>> begin DATA TO PROCESS

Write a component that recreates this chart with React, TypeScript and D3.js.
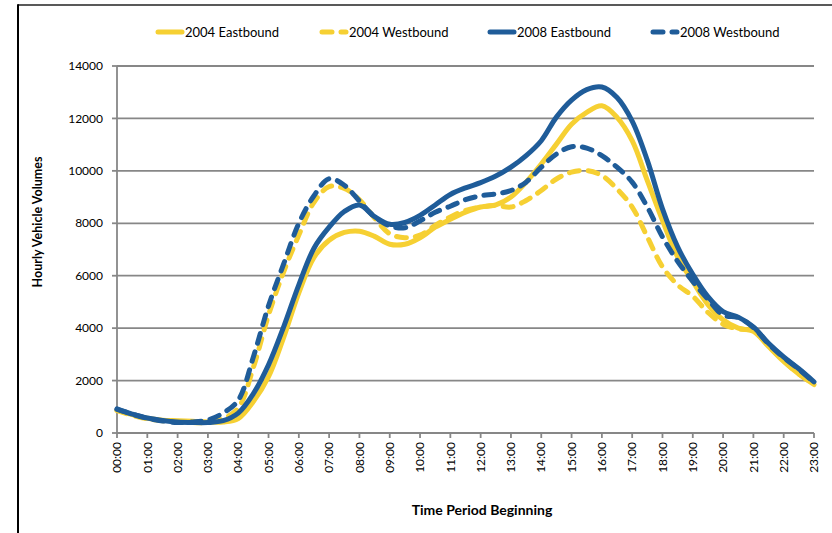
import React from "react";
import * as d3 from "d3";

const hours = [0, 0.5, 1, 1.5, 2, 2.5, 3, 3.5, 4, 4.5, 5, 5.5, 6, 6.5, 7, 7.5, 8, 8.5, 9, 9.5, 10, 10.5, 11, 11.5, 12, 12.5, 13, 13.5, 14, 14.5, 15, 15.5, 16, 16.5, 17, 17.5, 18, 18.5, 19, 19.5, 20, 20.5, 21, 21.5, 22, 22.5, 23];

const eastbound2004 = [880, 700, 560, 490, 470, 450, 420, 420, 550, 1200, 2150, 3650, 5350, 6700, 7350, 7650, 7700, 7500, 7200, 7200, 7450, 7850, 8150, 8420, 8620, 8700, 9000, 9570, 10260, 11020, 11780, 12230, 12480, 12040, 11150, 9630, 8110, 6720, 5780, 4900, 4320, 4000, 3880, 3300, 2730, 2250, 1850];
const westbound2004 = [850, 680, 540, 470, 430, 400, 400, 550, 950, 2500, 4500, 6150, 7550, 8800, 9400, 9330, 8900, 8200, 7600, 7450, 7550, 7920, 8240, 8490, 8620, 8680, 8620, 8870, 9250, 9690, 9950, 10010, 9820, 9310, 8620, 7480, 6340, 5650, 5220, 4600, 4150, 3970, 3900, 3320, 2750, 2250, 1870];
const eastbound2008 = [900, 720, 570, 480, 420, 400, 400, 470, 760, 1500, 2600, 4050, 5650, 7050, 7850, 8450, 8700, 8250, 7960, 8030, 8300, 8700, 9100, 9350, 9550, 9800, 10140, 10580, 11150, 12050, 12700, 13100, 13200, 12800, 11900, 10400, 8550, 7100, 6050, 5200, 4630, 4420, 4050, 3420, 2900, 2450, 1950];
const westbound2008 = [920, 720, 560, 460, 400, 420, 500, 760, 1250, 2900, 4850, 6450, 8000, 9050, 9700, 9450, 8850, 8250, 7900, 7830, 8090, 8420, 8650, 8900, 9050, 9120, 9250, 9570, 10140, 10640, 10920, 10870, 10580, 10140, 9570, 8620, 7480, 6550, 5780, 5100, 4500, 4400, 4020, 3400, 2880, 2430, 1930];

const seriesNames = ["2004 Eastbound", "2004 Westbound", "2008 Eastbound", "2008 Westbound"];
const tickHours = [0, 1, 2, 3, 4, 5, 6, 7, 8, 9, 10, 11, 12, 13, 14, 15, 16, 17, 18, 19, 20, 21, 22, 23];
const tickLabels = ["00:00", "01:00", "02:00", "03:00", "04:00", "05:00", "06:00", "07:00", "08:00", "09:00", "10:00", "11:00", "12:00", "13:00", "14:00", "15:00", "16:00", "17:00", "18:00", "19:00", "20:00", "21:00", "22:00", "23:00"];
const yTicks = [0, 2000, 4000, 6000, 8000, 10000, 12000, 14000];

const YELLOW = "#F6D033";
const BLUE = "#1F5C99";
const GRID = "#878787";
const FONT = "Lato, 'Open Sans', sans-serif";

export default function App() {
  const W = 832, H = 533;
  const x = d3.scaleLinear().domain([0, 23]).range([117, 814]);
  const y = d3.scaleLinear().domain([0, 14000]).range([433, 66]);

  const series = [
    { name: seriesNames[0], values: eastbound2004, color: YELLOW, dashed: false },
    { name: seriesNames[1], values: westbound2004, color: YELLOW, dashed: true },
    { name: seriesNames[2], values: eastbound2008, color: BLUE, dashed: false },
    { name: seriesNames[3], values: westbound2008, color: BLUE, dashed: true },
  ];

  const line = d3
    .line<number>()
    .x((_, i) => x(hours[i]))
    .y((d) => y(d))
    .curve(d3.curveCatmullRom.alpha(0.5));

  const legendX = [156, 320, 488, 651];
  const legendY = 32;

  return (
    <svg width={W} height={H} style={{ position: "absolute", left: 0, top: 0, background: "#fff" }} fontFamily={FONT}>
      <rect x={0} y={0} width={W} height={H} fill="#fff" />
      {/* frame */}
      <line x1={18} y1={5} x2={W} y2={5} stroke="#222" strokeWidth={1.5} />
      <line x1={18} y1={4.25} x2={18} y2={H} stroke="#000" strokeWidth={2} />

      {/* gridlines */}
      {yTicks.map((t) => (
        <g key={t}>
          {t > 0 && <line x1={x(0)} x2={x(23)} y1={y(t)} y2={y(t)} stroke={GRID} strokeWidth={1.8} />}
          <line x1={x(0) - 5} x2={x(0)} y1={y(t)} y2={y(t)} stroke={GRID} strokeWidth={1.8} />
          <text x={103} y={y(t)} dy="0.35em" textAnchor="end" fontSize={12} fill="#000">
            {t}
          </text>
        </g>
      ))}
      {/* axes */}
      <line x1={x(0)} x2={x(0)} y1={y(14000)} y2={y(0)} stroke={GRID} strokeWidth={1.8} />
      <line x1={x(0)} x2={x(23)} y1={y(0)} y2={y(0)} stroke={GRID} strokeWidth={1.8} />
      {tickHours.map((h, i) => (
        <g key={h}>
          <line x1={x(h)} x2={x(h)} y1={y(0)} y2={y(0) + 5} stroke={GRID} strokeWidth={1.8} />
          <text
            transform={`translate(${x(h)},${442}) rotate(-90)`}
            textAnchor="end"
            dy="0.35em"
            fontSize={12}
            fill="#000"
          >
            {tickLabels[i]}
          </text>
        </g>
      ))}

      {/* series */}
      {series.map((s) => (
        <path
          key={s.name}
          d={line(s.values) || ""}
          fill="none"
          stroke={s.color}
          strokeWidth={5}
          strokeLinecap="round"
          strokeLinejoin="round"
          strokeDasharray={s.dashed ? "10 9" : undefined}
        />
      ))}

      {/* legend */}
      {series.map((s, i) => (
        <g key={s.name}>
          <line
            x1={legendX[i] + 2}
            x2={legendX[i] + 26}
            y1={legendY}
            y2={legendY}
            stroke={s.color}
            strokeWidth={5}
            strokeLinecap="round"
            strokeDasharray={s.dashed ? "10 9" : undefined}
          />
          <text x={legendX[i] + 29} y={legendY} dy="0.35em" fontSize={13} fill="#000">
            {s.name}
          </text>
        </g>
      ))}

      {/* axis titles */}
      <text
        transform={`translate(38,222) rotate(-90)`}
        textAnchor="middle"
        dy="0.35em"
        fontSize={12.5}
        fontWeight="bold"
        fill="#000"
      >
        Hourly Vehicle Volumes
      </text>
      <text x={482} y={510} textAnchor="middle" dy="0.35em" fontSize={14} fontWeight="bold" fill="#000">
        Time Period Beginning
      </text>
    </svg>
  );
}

>> end DATA TO PROCESS
>> begin DATA TO PROCESS

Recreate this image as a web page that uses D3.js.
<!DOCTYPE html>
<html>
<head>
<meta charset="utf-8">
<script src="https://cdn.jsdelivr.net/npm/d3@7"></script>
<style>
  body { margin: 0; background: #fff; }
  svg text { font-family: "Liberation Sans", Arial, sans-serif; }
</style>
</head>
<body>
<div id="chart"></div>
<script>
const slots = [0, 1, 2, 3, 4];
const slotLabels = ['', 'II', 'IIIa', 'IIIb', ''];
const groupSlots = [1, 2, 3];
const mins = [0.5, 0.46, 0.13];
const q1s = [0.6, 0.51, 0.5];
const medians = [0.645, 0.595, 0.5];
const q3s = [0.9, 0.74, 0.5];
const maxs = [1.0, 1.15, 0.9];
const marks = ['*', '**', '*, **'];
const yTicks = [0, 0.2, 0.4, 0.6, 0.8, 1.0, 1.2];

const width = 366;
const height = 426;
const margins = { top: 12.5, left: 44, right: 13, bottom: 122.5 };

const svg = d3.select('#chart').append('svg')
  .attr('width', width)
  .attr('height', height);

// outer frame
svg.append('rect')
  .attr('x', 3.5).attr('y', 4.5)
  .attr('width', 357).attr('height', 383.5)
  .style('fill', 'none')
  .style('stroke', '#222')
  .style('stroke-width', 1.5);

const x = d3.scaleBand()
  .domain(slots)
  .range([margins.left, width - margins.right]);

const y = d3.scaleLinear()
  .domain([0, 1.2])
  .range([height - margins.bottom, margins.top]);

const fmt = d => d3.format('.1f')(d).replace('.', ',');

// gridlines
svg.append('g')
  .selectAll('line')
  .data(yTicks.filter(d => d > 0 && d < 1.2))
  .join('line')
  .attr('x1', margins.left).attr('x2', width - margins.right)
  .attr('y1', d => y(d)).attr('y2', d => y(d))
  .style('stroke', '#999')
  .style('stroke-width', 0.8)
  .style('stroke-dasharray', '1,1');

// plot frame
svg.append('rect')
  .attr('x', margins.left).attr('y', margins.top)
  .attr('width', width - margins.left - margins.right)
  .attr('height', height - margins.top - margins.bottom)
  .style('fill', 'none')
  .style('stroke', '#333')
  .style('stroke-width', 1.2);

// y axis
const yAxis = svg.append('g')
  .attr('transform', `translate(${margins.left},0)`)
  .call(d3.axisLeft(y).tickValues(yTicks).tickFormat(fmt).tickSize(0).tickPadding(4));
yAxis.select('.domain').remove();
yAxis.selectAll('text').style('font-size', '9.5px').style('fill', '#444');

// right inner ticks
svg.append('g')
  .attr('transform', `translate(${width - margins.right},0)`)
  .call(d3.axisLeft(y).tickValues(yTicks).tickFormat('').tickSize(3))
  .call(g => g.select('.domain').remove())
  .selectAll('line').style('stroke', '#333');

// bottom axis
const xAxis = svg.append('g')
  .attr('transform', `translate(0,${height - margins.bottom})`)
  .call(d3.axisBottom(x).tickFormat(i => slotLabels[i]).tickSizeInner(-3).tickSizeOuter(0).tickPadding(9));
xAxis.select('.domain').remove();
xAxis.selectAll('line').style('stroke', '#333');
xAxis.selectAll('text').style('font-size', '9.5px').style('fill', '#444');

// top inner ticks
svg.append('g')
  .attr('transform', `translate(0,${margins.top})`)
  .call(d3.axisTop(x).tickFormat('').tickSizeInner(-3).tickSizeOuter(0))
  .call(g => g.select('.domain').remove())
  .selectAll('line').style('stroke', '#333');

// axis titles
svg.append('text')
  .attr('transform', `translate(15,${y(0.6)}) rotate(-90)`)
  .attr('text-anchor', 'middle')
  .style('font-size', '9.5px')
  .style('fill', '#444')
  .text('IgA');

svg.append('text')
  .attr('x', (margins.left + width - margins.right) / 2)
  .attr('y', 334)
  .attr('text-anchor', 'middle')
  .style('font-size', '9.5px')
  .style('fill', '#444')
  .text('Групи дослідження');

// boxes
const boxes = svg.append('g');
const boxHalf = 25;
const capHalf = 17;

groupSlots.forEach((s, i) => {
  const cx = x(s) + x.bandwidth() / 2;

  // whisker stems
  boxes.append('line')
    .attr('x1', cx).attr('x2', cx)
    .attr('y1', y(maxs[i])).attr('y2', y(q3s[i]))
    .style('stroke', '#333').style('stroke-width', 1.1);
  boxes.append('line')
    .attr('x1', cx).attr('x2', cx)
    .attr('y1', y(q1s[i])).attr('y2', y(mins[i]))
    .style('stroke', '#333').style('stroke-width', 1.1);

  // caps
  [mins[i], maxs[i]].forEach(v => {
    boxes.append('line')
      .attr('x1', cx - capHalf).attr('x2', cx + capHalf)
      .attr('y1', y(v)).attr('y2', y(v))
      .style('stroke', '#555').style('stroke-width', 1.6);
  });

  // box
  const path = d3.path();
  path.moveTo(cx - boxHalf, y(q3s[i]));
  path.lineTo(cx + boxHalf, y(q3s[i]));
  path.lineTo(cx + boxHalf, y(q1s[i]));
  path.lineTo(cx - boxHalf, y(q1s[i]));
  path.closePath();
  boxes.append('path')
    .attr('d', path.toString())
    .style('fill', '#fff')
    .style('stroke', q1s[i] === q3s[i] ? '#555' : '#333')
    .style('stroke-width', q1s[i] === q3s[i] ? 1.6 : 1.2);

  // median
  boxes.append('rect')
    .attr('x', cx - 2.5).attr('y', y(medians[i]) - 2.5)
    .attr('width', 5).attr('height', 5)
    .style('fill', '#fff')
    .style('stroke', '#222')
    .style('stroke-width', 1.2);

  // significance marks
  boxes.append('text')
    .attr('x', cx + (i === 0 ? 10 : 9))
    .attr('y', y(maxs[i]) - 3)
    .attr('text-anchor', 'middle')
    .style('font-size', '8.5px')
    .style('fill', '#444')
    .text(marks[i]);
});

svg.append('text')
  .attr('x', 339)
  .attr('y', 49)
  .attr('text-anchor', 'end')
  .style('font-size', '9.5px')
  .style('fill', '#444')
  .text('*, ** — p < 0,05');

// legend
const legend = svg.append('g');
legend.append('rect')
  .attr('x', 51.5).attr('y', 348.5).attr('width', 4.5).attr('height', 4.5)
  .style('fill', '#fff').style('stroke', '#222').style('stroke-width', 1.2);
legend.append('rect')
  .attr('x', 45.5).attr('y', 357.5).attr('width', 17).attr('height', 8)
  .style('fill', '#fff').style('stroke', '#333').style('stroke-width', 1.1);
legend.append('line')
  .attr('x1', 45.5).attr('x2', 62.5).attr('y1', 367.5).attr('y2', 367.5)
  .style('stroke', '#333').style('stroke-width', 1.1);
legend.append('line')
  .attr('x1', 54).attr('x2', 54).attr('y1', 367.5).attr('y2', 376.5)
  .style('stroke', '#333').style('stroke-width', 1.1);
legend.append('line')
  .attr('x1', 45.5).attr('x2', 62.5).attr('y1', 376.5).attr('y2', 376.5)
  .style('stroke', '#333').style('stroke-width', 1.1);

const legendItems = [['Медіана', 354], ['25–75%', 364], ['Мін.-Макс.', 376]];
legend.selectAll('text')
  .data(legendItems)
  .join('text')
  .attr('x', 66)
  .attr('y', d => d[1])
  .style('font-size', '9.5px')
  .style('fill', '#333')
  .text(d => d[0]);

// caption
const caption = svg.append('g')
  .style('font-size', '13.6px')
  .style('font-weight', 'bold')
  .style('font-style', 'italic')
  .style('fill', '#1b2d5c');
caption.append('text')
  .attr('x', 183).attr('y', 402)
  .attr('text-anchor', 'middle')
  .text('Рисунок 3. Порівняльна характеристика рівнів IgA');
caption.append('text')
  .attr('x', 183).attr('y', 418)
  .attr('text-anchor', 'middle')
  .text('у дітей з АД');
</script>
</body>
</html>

>> end DATA TO PROCESS

## SET TASK
Print exactly the lines from the line containing "Write a component" through the line containing "2880, 2430, 1930];", and omit any picture found among them.

## RESULT FOR THIS EXERCISE
Write a component that recreates this chart with React, TypeScript and D3.js.
import React from "react";
import * as d3 from "d3";

const hours = [0, 0.5, 1, 1.5, 2, 2.5, 3, 3.5, 4, 4.5, 5, 5.5, 6, 6.5, 7, 7.5, 8, 8.5, 9, 9.5, 10, 10.5, 11, 11.5, 12, 12.5, 13, 13.5, 14, 14.5, 15, 15.5, 16, 16.5, 17, 17.5, 18, 18.5, 19, 19.5, 20, 20.5, 21, 21.5, 22, 22.5, 23];

const eastbound2004 = [880, 700, 560, 490, 470, 450, 420, 420, 550, 1200, 2150, 3650, 5350, 6700, 7350, 7650, 7700, 7500, 7200, 7200, 7450, 7850, 8150, 8420, 8620, 8700, 9000, 9570, 10260, 11020, 11780, 12230, 12480, 12040, 11150, 9630, 8110, 6720, 5780, 4900, 4320, 4000, 3880, 3300, 2730, 2250, 1850];
const westbound2004 = [850, 680, 540, 470, 430, 400, 400, 550, 950, 2500, 4500, 6150, 7550, 8800, 9400, 9330, 8900, 8200, 7600, 7450, 7550, 7920, 8240, 8490, 8620, 8680, 8620, 8870, 9250, 9690, 9950, 10010, 9820, 9310, 8620, 7480, 6340, 5650, 5220, 4600, 4150, 3970, 3900, 3320, 2750, 2250, 1870];
const eastbound2008 = [900, 720, 570, 480, 420, 400, 400, 470, 760, 1500, 2600, 4050, 5650, 7050, 7850, 8450, 8700, 8250, 7960, 8030, 8300, 8700, 9100, 9350, 9550, 9800, 10140, 10580, 11150, 12050, 12700, 13100, 13200, 12800, 11900, 10400, 8550, 7100, 6050, 5200, 4630, 4420, 4050, 3420, 2900, 2450, 1950];
const westbound2008 = [920, 720, 560, 460, 400, 420, 500, 760, 1250, 2900, 4850, 6450, 8000, 9050, 9700, 9450, 8850, 8250, 7900, 7830, 8090, 8420, 8650, 8900, 9050, 9120, 9250, 9570, 10140, 10640, 10920, 10870, 10580, 10140, 9570, 8620, 7480, 6550, 5780, 5100, 4500, 4400, 4020, 3400, 2880, 2430, 1930];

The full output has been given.